Well, from mechanics we know that the time derivative of the momentum is the force. And in the absence of friction, we can write the force as minus the gradient of the potential energy, which feels relevant here:
$$\frac{d\vec{p}}{dt} = -\vec{\nabla} V \, .$$
Combining these equations, we get
$$\frac{d}{dt} \vec{\nabla} S = -\vec{\nabla} V \, .$$
But wait! A particle riding along in a field sees two contributions to the field value changing. If the particle is sitting still, then the field value at its current spot will change if the field itself changes. A moving particle can also just move over to a spot where the field value is different, even if the field is constant over time. We learn how to cover this in hydrodynamics, by splitting the derivative into two terms, one with a velocity dependence:
$$\frac{d}{dt} \vec{\nabla} S = \frac{\partial}{\partial t} (\vec{\nabla} S) + (\vec{v}\cdot\vec{\nabla}) \vec{\nabla} S \, .$$
And this is what equals minus the gradient of the potential.

(Where does that dot product $\vec{v}\cdot\vec{\nabla}$ come from? Well, imagine we’re in one dimension, moving through a field $f$. In a tiny interval of time $dt$, we move a distance $v\,dt$, and over this distance, the field value changes by an amount $(v\,dt)(\partial f/\partial x)$. Extending this to three dimensions gives the expression above.)

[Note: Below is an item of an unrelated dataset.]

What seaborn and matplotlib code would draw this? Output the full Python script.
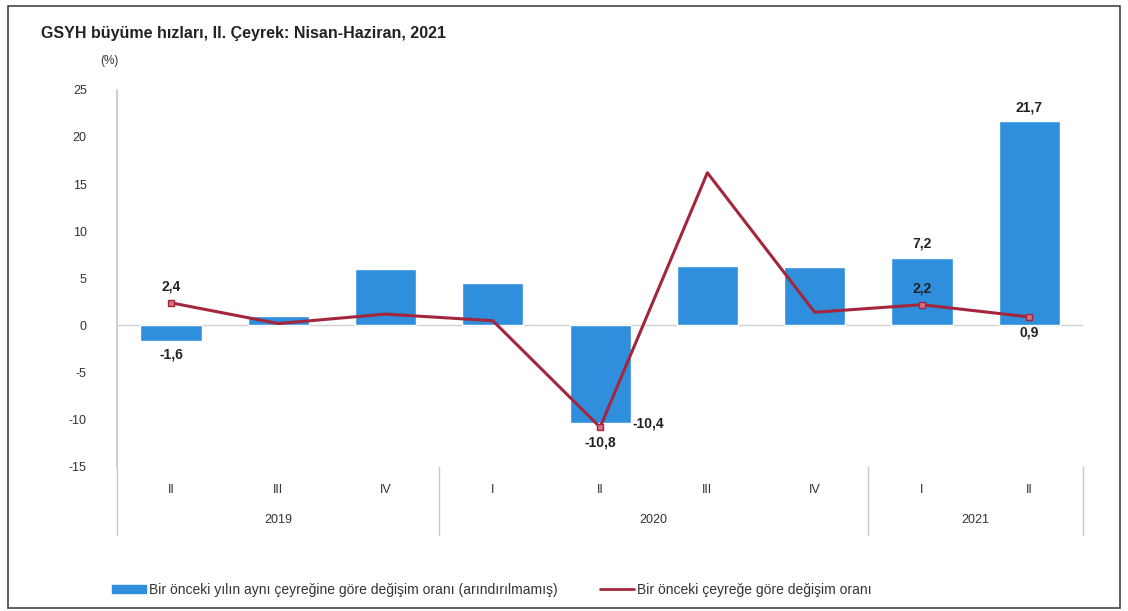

Now, we can write the $\vec{v}$ here as the momentum divided by the mass $m$, and we have declared that the momentum is the gradient of our mystery field. Therefore,
$$\frac{\partial}{\partial t}(\vec{\nabla} S) + \frac{1}{m} (\vec{\nabla}S \cdot \vec{\nabla}) \vec{\nabla} S = -\vec{\nabla} V \, .$$
Let’s exchange the order of differentiation on that first term:
$$\vec{\nabla} \left(\frac{\partial}{\partial t} S\right) + \frac{1}{m} (\vec{\nabla}S \cdot \vec{\nabla}) \vec{\nabla} S = -\vec{\nabla} V \, .$$
It looks almost like each term can be the gradient of something. So, we stare at the one that isn’t for a while, until we remember from calculus that
$$\frac{d}{dx} \left[\left(\frac{df}{dx}\right)^2\right] = 2 \frac{df}{dx} \frac{d^2 f}{dx^2} \, .$$
By the same logic, we find that our equation for $S$ is what we’d get by taking the gradient of both sides of
$$\frac{\partial S}{\partial t} + \frac{1}{2m} (\vec{\nabla}S)^2 = -V \, .$$
Or, isolating the time derivative and flipping the signs to give it a more conventional presentation,
$$-\frac{\partial S}{\partial t} = \frac{1}{2m}(\vec{\nabla} S)^2 + V \, .$$

The Hamilton–Jacobi equation just generalizes this! We can write it as
$$-\frac{\partial S}{\partial t} = H(\vec{x}, \vec{\nabla} S, t) \, .$$
Another common notation is to write $q$ for position instead of $\vec{x}$, suppressing the little arrow and just remembering that $q$ can be a whole list of coordinates (for multiple particles, potentially). Then
$$-\frac{\partial S}{\partial t} = H\left(q, \frac{\partial S}{\partial q}, t \right) \, ,$$
with
$$p = \frac{\partial S}{\partial q} \, .$$
This discussion was inspired by a 1965 paper of Nathan Rosen. We have actually followed Rosen’s logic in reverse, starting with the familiar instead of justifying the unfamiliar by transforming it until it looks recognizable. A more conventional treatment can be found in José and Saletan’s Classical Dynamics: A Contemporary Approach (2012), section 6.1.